Ainsi a grandi, en dépit des conditions effroyables de la production
pour les prolétaires du 19e siècle, des conflits meurtriers qu’il a
engendré et des luttes sociales jusqu’à aujourd’hui, un système qui a
su habilement concilier, dans l’inconscient collectif, «droits de
l’homme» et exploitation des salariés, justice formelle et injustice
sociale, liberté d’entreprendre et asservissement du travail, égalité
devant l’urne mais inégalité dans la condition sociale et la
répartition des richesses…
La condition de salarié «être» soumise au bon vouloir des conditions de
la production et du marché est en passe de s’enrichir d’un nouveau
concept: l’exclusion.

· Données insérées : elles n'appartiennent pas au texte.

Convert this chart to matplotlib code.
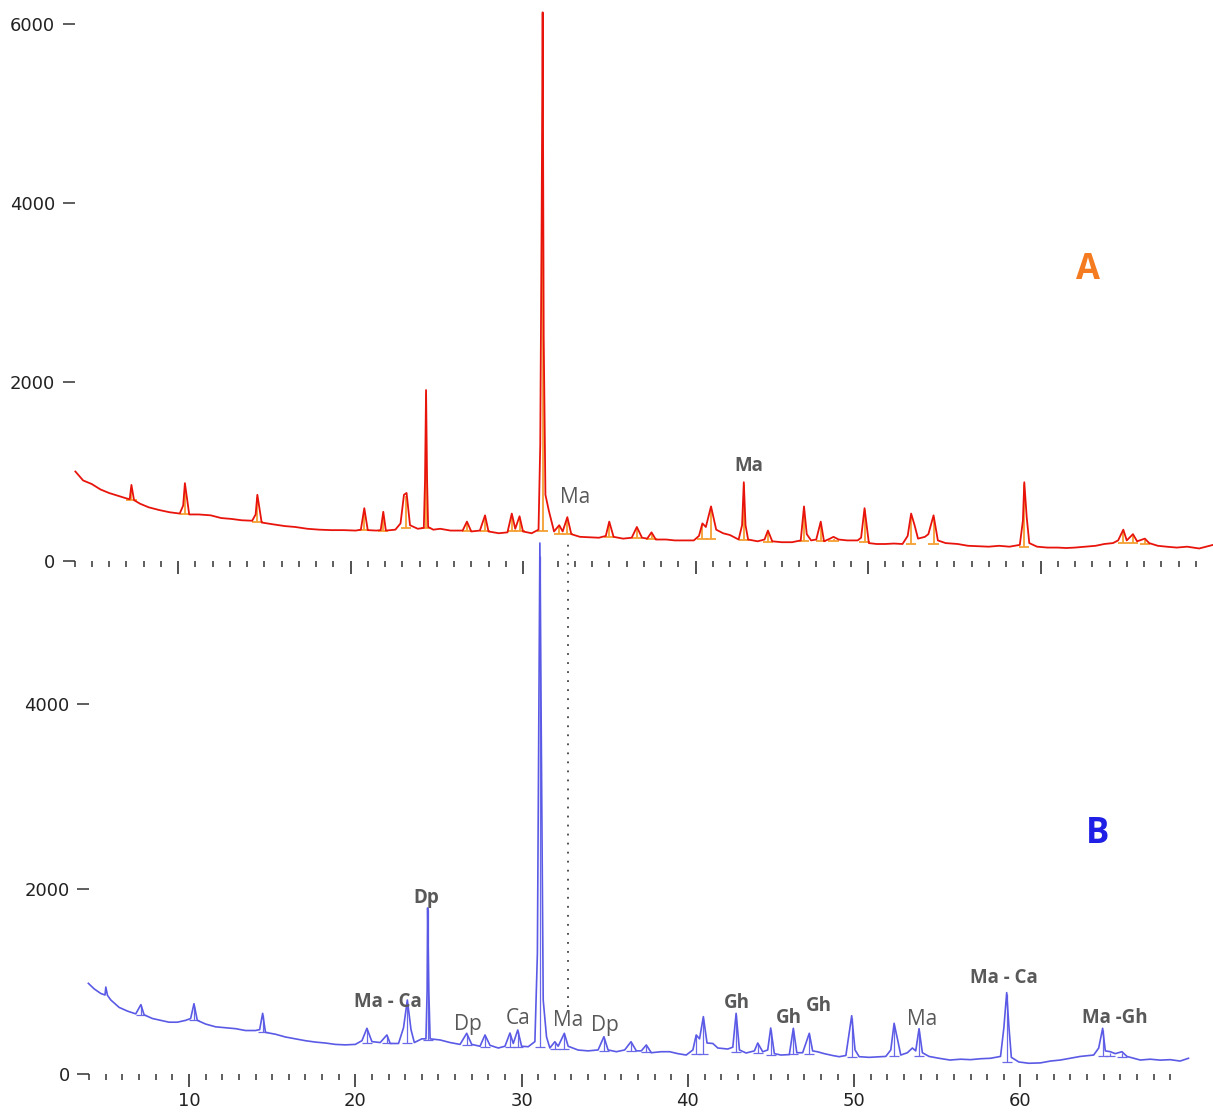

En effet, celles et ceux qui pensent que l’emploi
est un acquis en sont pour leurs frais (voir l’article «
ACQUIS
SOCIAUX…RIEN N’EST JAMAIS ACQUIS»). Le fameux «droit au travail»,
pourtant inscrit dans le préambule de la Constitution est une bonne
farce qu’a joué le système aux naïfs. Il a promis une chose qu’il était
incapable de tenir. L’exclusion n’est donc ni une exception, ni le
produit d’un dysfonctionnement, mais la conséquence logique du
fonctionnement du système marchand. L’exclusion montre, s’il en était
besoin, que la priorité pour le système n’est pas l’Homme, mais la
valeur qu’il peut tirer de son travail en vue d’une appropriation
privée.
Quant au salarié qui «a la chance» d’avoir un emploi, il est un exclu
en puissance. Tous les acquis sociaux qui fondaient de manière
trompeuse l’«humanisme» du système sont, dans leur ensemble menacés. La
mondialisation marchande a fait de la situation de salarié une
situation parfaitement instable… ce qu’elle était par ailleurs au 19e
siècle… puis atténuée par suite grâce aux «conquêtes sociales». Le
froid calcul égoïste de la maximisation du profit, unique objectif du
système, peut désormais se passer des revendications des salariés et
contourner leurs moyens de pression. La déréglementation est désormais
la règle… seule la loi du profit est aux commandes de la société. La
précarité devient ainsi l’antichambre de l’exclusion.
Le système marchand, dans les principes de son fonctionnement n’a pas
changé depuis le 19e siècle. Seules les conditions de son développement
ont changé. Le mythe de la puissance de la production qui devait
profiter à l’ensemble est désormais mort. L’être humain n’a plus rien à
attendre des grandes déclarations «humanistes» d’un système qui
fondamentalement le méprise et l’instrumentalise.
La tâche principale n’est plus seulement à la dénonciation, quoiqu’elle
soit aussi utile, mais surtout à l’élaboration d’un nouveau système…
Ainsi va l’Histoire. Ainsi se fait l’Histoire.